A Modified ‘Golden Rule’ for an Enlightened Contemporary Age

  1. Do unto others as you would have them do unto you — until they give you cause to do otherwise.
  2. When you do unto others, it is recommended to seek permission if what you are doing will in anyway not be a welcome act to the others that could be involved.
  3. If you desire to do in a manner that will inevitably involve others,  it is wise to only do that for which you have the proper moral or legal authority or at least sufficiently reasonable justification for any actions you may undertake.
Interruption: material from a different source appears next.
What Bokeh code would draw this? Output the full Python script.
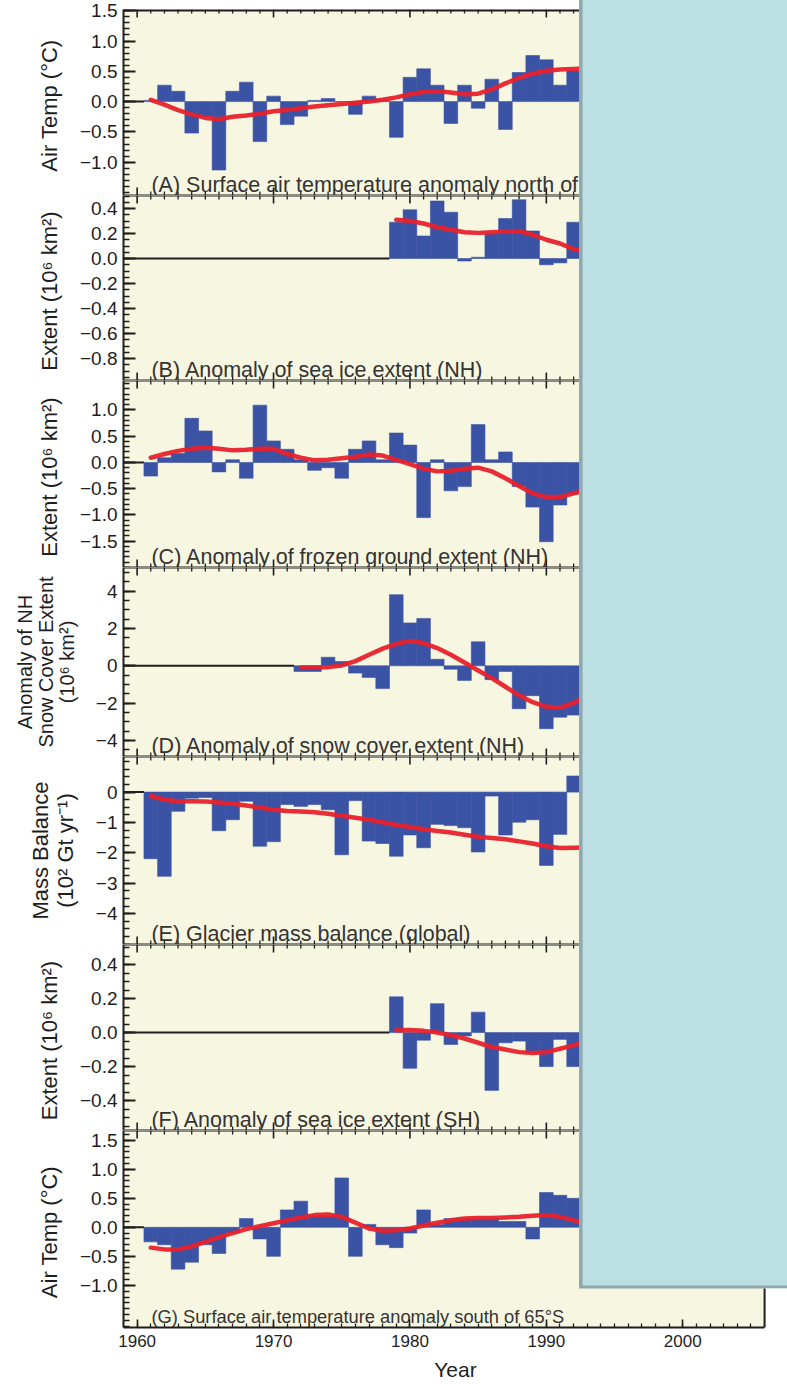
import math
from bokeh.plotting import figure
from bokeh.layouts import column
from bokeh.models import Range1d, FixedTicker, CustomJSTickFormatter
from bokeh.embed import file_html
from bokeh.resources import INLINE
from bokeh.core.properties import value

# ---------------- data ----------------
YEARS_1961 = list(range(1961, 1993))
YEARS_1972 = list(range(1972, 1993))
YEARS_1979 = list(range(1979, 1993))
SMOOTH_YEARS_1961 = list(range(1961, 1994))
SMOOTH_YEARS_1972 = list(range(1972, 1994))
SMOOTH_YEARS_1979 = list(range(1979, 1994))

AIR_TEMP_NORTH = [0.02, 0.27, 0.17, -0.52, -0.25, -1.13, 0.17, 0.32, -0.66, 0.09,
                  -0.38, -0.24, 0.02, 0.05, 0.0, -0.21, 0.09, 0.03, -0.59, 0.40,
                  0.54, 0.27, -0.36, 0.27, -0.11, 0.37, -0.46, 0.48, 0.76, 0.69,
                  0.27, 0.51]
AIR_TEMP_NORTH_SMOOTH = [0.03, -0.05, -0.14, -0.21, -0.27, -0.29, -0.25, -0.23, -0.20, -0.16,
                         -0.14, -0.11, -0.08, -0.06, -0.04, -0.02, 0.0, 0.03, 0.07, 0.12,
                         0.16, 0.17, 0.15, 0.12, 0.13, 0.20, 0.30, 0.39, 0.46, 0.51,
                         0.53, 0.54, 0.55]

SEA_ICE_NH = [0.29, 0.39, 0.18, 0.46, 0.37, -0.02, 0.01, 0.20, 0.32, 0.47, 0.22, -0.05, -0.035, 0.29]
SEA_ICE_NH_SMOOTH = [0.31, 0.30, 0.28, 0.25, 0.23, 0.21, 0.205, 0.21, 0.215, 0.22, 0.19, 0.15, 0.12, 0.075, 0.05]

FROZEN_GROUND = [-0.26, 0.09, 0.17, 0.84, 0.60, -0.18, 0.05, -0.30, 1.09, 0.41,
                 0.25, 0.05, -0.15, -0.10, -0.30, 0.25, 0.41, 0.05, 0.56, 0.33,
                 -1.05, 0.05, -0.54, -0.46, 0.72, 0.05, 0.20, -0.46, -0.85, -1.51,
                 -0.81, -0.60]
FROZEN_GROUND_SMOOTH = [0.09, 0.16, 0.22, 0.26, 0.28, 0.26, 0.23, 0.24, 0.26, 0.26,
                        0.16, 0.09, 0.04, 0.05, 0.08, 0.11, 0.15, 0.13, 0.05, -0.03,
                        -0.12, -0.17, -0.16, -0.12, -0.10, -0.17, -0.30, -0.45, -0.59, -0.66,
                        -0.66, -0.59, -0.52]

SNOW_COVER = [-0.30, -0.30, 0.46, 0.23, -0.39, -0.62, -1.22, 3.81, 2.30, 2.54,
              0.35, -0.18, -0.78, 1.29, -0.74, -0.30, -2.30, -1.60, -3.37, -2.75, -2.64]
SNOW_COVER_SMOOTH = [-0.09, -0.09, -0.07, 0.02, 0.25, 0.59, 0.92, 1.18, 1.33, 1.22,
                     0.95, 0.59, 0.18, -0.25, -0.66, -1.12, -1.58, -1.95, -2.20, -2.24,
                     -1.99, -1.60]

GLACIER = [-2.19, -2.77, -0.63, -0.20, -0.18, -1.27, -0.91, -0.30, -1.78, -1.63,
           -0.41, -0.47, -0.41, -0.58, -2.06, -0.28, -1.61, -1.69, -2.11, -1.41,
           -1.83, -1.06, -1.10, -1.17, -1.97, -0.13, -1.41, -0.99, -0.91, -2.41,
           -1.39, 0.53]
GLACIER_SMOOTH = [-0.13, -0.25, -0.30, -0.30, -0.31, -0.34, -0.38, -0.44, -0.51, -0.58,
                  -0.62, -0.64, -0.66, -0.71, -0.78, -0.84, -0.91, -0.99, -1.08, -1.15,
                  -1.22, -1.28, -1.33, -1.40, -1.47, -1.51, -1.55, -1.62, -1.69, -1.78,
                  -1.84, -1.83, -1.82]

SEA_ICE_SH = [0.21, -0.21, -0.045, 0.17, -0.07, -0.02, 0.12, -0.34, -0.06, -0.05, -0.12, -0.20, -0.04, -0.20]
SEA_ICE_SH_SMOOTH = [0.014, 0.015, 0.01, 0.0, -0.016, -0.035, -0.06, -0.085, -0.10, -0.115,
                     -0.12, -0.115, -0.095, -0.075, -0.05]

AIR_TEMP_SOUTH = [-0.25, -0.30, -0.72, -0.60, -0.30, -0.45, -0.10, 0.15, -0.20, -0.50,
                  0.30, 0.45, 0.20, 0.20, 0.85, -0.50, 0.05, -0.30, -0.35, -0.10,
                  0.30, 0.05, 0.15, 0.15, 0.15, 0.15, 0.10, 0.10, -0.20, 0.60,
                  0.55, 0.50]
AIR_TEMP_SOUTH_SMOOTH = [-0.35, -0.38, -0.38, -0.33, -0.25, -0.17, -0.10, -0.03, 0.02, 0.07,
                         0.12, 0.17, 0.21, 0.22, 0.18, 0.08, -0.02, -0.06, -0.05, -0.02,
                         0.03, 0.08, 0.12, 0.15, 0.16, 0.16, 0.17, 0.18, 0.20, 0.21,
                         0.18, 0.12, 0.08]

X_TICKS = [1960, 1970, 1980, 1990, 2000]
X_TICK_LABELS = ["1960", "1970", "1980", "1990", "2000"]
X_MINOR = list(range(1960, 2007))

# ---------------- styling / layout ----------------
CREAM = "#F7F6E1"
BLUE = "#3A53A5"
RED = "#E8212B"
BOX_FILL = "#BCDFE3"
BOX_EDGE = "#8EA8AF"
INK = "#1E1E1E"
TEXT_GREY = "#333333"
FONT = "Liberation Sans"

FIG_W = 787
FRAME_LEFT_PAD = 123
X_START, X_END = 1959.0, 2007.68
PANEL_RIGHT = 2006.0
BOX_LEFT = 1992.4
PX_PER_YEAR = (FIG_W - FRAME_LEFT_PAD) / (X_END - X_START)

PANELS = [
    dict(years=YEARS_1961, vals=AIR_TEMP_NORTH, syears=SMOOTH_YEARS_1961, svals=AIR_TEMP_NORTH_SMOOTH,
         ylim=(-1.55, 1.52), major=[-1.0, -0.5, 0.0, 0.5, 1.0, 1.5], step=0.1, digits=1,
         ylabel="Air Temp  (°C)", lsize="22px", lh=1.0, tsize="21.5px",
         title="(A) Surface air temperature anomaly north of 65°N", frame_h=186, top=9, bottom=0),
    dict(years=YEARS_1979, vals=SEA_ICE_NH, syears=SMOOTH_YEARS_1979, svals=SEA_ICE_NH_SMOOTH,
         ylim=(-0.976, 0.504), major=[-0.8, -0.6, -0.4, -0.2, 0.0, 0.2, 0.4], step=0.05, digits=1,
         ylabel="Extent  (10⁶ km²)", lsize="22px", lh=1.0, tsize="21.5px",
         title="(B) Anomaly of sea ice extent (NH)", frame_h=185, top=0, bottom=0),
    dict(years=YEARS_1961, vals=FROZEN_GROUND, syears=SMOOTH_YEARS_1961, svals=FROZEN_GROUND_SMOOTH,
         ylim=(-2.0, 1.56), major=[-1.5, -1.0, -0.5, 0.0, 0.5, 1.0], step=0.1, digits=1,
         ylabel="Extent  (10⁶ km²)", lsize="22px", lh=1.0, tsize="21.5px",
         title="(C) Anomaly of frozen ground extent (NH)", frame_h=187, top=0, bottom=0),
    dict(years=YEARS_1972, vals=SNOW_COVER, syears=SMOOTH_YEARS_1972, svals=SNOW_COVER_SMOOTH,
         ylim=(-4.86, 5.27), major=[-4, -2, 0, 2, 4], step=0.5, digits=0,
         ylabel="Anomaly of NH\nSnow Cover Extent\n(10⁶ km²)", lsize="20px", lh=0.95, tsize="21.5px",
         title="(D) Anomaly of snow cover extent (NH)", frame_h=189, top=0, bottom=0),
    dict(years=YEARS_1961, vals=GLACIER, syears=SMOOTH_YEARS_1961, svals=GLACIER_SMOOTH,
         ylim=(-5.01, 1.17), major=[-4, -3, -2, -1, 0], step=0.25, digits=0,
         ylabel="Mass Balance\n(10² Gt yr⁻¹)", lsize="22px", lh=1.0, tsize="21.5px",
         title="(E) Glacier mass balance (global)", frame_h=188, top=0, bottom=0),
    dict(years=YEARS_1979, vals=SEA_ICE_SH, syears=SMOOTH_YEARS_1979, svals=SEA_ICE_SH_SMOOTH,
         ylim=(-0.576, 0.518), major=[-0.4, -0.2, 0.0, 0.2, 0.4], step=0.05, digits=1,
         ylabel="Extent  (10⁶ km²)", lsize="22px", lh=1.0, tsize="21.5px",
         title="(F) Anomaly of sea ice extent (SH)", frame_h=186, top=0, bottom=0),
    dict(years=YEARS_1961, vals=AIR_TEMP_SOUTH, syears=SMOOTH_YEARS_1961, svals=AIR_TEMP_SOUTH_SMOOTH,
         ylim=(-1.725, 1.667), major=[-1.0, -0.5, 0.0, 0.5, 1.0, 1.5], step=0.1, digits=1,
         ylabel="Air Temp  (°C)", lsize="22px", lh=1.0, tsize="18.3px",
         title="(G) Surface air temperature anomaly south of 65°S", frame_h=195, top=0, bottom=58),
]


def minor_ticks(lo, hi, step):
    k0 = math.ceil(lo / step - 1e-9)
    k1 = math.floor(hi / step + 1e-9)
    return [round(k * step, 6) for k in range(k0, k1 + 1)]


def edge_ticks(p, y_edge, direction, ppu, border_w):
    """Inward ticks and border line along the top or bottom edge of a panel (left of the overlay)."""
    majors = [t for t in X_TICKS if t < BOX_LEFT]
    minors = [t for t in X_MINOR if t < BOX_LEFT and t not in X_TICKS]
    p.segment(x0=majors, y0=[y_edge] * len(majors), x1=majors,
              y1=[y_edge + direction * 8 / ppu] * len(majors), line_color=INK, line_width=1.6)
    p.segment(x0=minors, y0=[y_edge] * len(minors), x1=minors,
              y1=[y_edge + direction * 4 / ppu] * len(minors), line_color=INK, line_width=1.3)
    p.segment(x0=[X_START], y0=[y_edge], x1=[BOX_LEFT], y1=[y_edge], line_color=INK, line_width=border_w)


def make_panel(spec, first, last):
    ymin, ymax = spec["ylim"]
    height = spec["top"] + spec["frame_h"] + spec["bottom"]
    ppu = spec["frame_h"] / (ymax - ymin)
    p = figure(width=FIG_W, height=height,
               x_range=Range1d(X_START, X_END), y_range=Range1d(ymin, ymax),
               output_backend="svg", toolbar_location=None,
               x_axis_location="below" if last else None, y_axis_location="left",
               background_fill_color=CREAM, border_fill_color="white",
               outline_line_color=None)
    p.min_border_left = FRAME_LEFT_PAD
    p.min_border_right = 0
    p.min_border_top = spec["top"]
    p.min_border_bottom = 0
    p.grid.visible = False

    # left axis
    ya = p.yaxis[0]
    ya.ticker = FixedTicker(ticks=spec["major"], minor_ticks=minor_ticks(ymin, ymax, spec["step"]))
    ya.formatter = CustomJSTickFormatter(args=dict(d=spec["digits"]),
                                         code="return tick.toFixed(d).replace('-', '\u2212');")
    ya.axis_line_color = INK
    ya.axis_line_width = 2
    ya.major_tick_line_color = INK
    ya.major_tick_line_width = 2
    ya.minor_tick_line_color = INK
    ya.minor_tick_line_width = 1.5
    ya.major_tick_in = 12
    ya.major_tick_out = 0
    ya.minor_tick_in = 6
    ya.minor_tick_out = 0
    ya.major_label_text_font = FONT
    ya.major_label_text_font_size = "19px"
    ya.major_label_text_color = INK
    ya.major_label_standoff = 6
    ya.axis_label = spec["ylabel"]
    ya.axis_label_text_font = FONT
    ya.axis_label_text_font_size = spec["lsize"]
    ya.axis_label_text_font_style = "normal"
    ya.axis_label_text_color = INK
    ya.axis_label_text_line_height = spec["lh"]
    ya.axis_label_standoff = 15

    # bottom axis with year labels only on the last panel
    if last:
        xa = p.xaxis[0]
        xa.ticker = FixedTicker(ticks=X_TICKS, minor_ticks=X_MINOR)
        xa.bounds = (X_START, PANEL_RIGHT)
        xa.major_label_overrides = {t: s for t, s in zip(X_TICKS, X_TICK_LABELS)}
        xa.axis_line_color = INK
        xa.axis_line_width = 2
        xa.major_tick_line_color = INK
        xa.major_tick_line_width = 1.6
        xa.minor_tick_line_color = INK
        xa.minor_tick_line_width = 1.3
        xa.major_tick_in = 8
        xa.major_tick_out = 0
        xa.minor_tick_in = 4
        xa.minor_tick_out = 0
        xa.major_label_text_font = FONT
        xa.major_label_text_font_size = "17px"
        xa.major_label_text_color = INK
        xa.major_label_standoff = 7
        xa.axis_label = "Year"
        xa.axis_label_text_font = FONT
        xa.axis_label_text_font_size = "21px"
        xa.axis_label_text_font_style = "normal"
        xa.axis_label_text_color = INK
        xa.axis_label_standoff = 8
    else:
        edge_ticks(p, ymin, 1, ppu, 2)
    edge_ticks(p, ymax, -1, ppu, 4 if first else 2)

    years, vals = spec["years"], spec["vals"]
    # zero line to the left of the record
    p.segment(x0=[X_START], y0=[0], x1=[years[0] - 0.5], y1=[0], line_color=INK, line_width=2)
    # yearly anomalies
    p.vbar(x=years, top=vals, bottom=0, width=1.0, fill_color=BLUE, line_color=BLUE, line_width=0.6)
    # smoothed curve
    p.line(spec["syears"], spec["svals"], line_color=RED, line_width=4.5,
           line_cap="round", line_join="round", line_alpha=0.95)
    # panel caption
    p.text(x=[1961.05], y=[ymin + 11 / ppu], text=[spec["title"]],
           text_font=value(FONT), text_font_size=spec["tsize"], text_color=TEXT_GREY,
           text_baseline="alphabetic", text_align="left")

    # overlaid light-blue panel
    pad = ymax - ymin
    box_bottom = ymin + 40 / ppu if last else ymin - pad
    edge_w = 3.5 / PX_PER_YEAR
    r = p.quad(left=[BOX_LEFT], right=[X_END + 1], bottom=[box_bottom], top=[ymax + pad],
               fill_color=BOX_FILL, line_color=None)
    r.level = "overlay"
    r = p.quad(left=[BOX_LEFT], right=[BOX_LEFT + edge_w], bottom=[box_bottom], top=[ymax + pad],
               fill_color=BOX_EDGE, line_color=None)
    r.level = "overlay"
    if last:
        r = p.quad(left=[BOX_LEFT], right=[X_END + 1], bottom=[box_bottom - 1.5 / ppu],
                   top=[box_bottom + 1.5 / ppu], fill_color=BOX_EDGE, line_color=None)
        r.level = "overlay"
        r = p.quad(left=[PANEL_RIGHT], right=[X_END + 1], bottom=[ymin - pad],
                   top=[box_bottom - 1.5 / ppu], fill_color="white", line_color=None)
        r.level = "overlay"
        r = p.segment(x0=[PANEL_RIGHT], y0=[ymin], x1=[PANEL_RIGHT], y1=[box_bottom - 1.5 / ppu],
                      line_color=INK, line_width=2)
        r.level = "overlay"
    return p


plots = [make_panel(s, i == 0, i == len(PANELS) - 1) for i, s in enumerate(PANELS)]
layout = column(*plots, spacing=0)

open("out.html", "w").write(file_html(layout, INLINE))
  4. If anything you are about to do may effect others in a manner that will lead them to challenge your authority or question your justifications (especially if such complaints may be levied to anyone with the authority to do untoward things to you as a result), it is wise to give forewarning to anyone that may suffer any effects that might motivate such challenges so they have the option to avoid them.
  5. If what you plan on doing is of the nature that it does not lend itself to giving warning or seeking permission and will inevitably inspire complaints when its having been done is ultimately discovered, seek to minimize the witnesses of your actually doing it as much as possible.
    *Editor’s Note:  When doing anything ‘to someone’ as a response to something done ‘to you’, especially in the case of anything that could potentially be viewed as negative, it is a generally accepted principle that doing ‘more’ than was done to you will significantly reduce the ability to claim moral authority or reasonable justification for having done it.  Thus it is an unwritten rule of this list that:
    “When doing unto others because they have done unto you, avoid doing more than was done to you. “
  6. If  you still intend to do something that may evoke a negative response from others and either your warnings are not heeded or those who may be potentially effected are either unwilling or unable to avoid the consequences, it may be helpful to communicate very clearly to anyone involved just what you are ‘willing to do‘ in the event anyone should choose to bear false witness against you.
  7. Finally, if you are unable to adhere to the prior 6 rules but still intend to do something to others for any reason that may result in more doing unto you that you would rather not ‘have done‘, it should go without saying in any such instance: ‘Do not get caught!!!’

Now to quote Dr. Laura, “Go do the right thing!”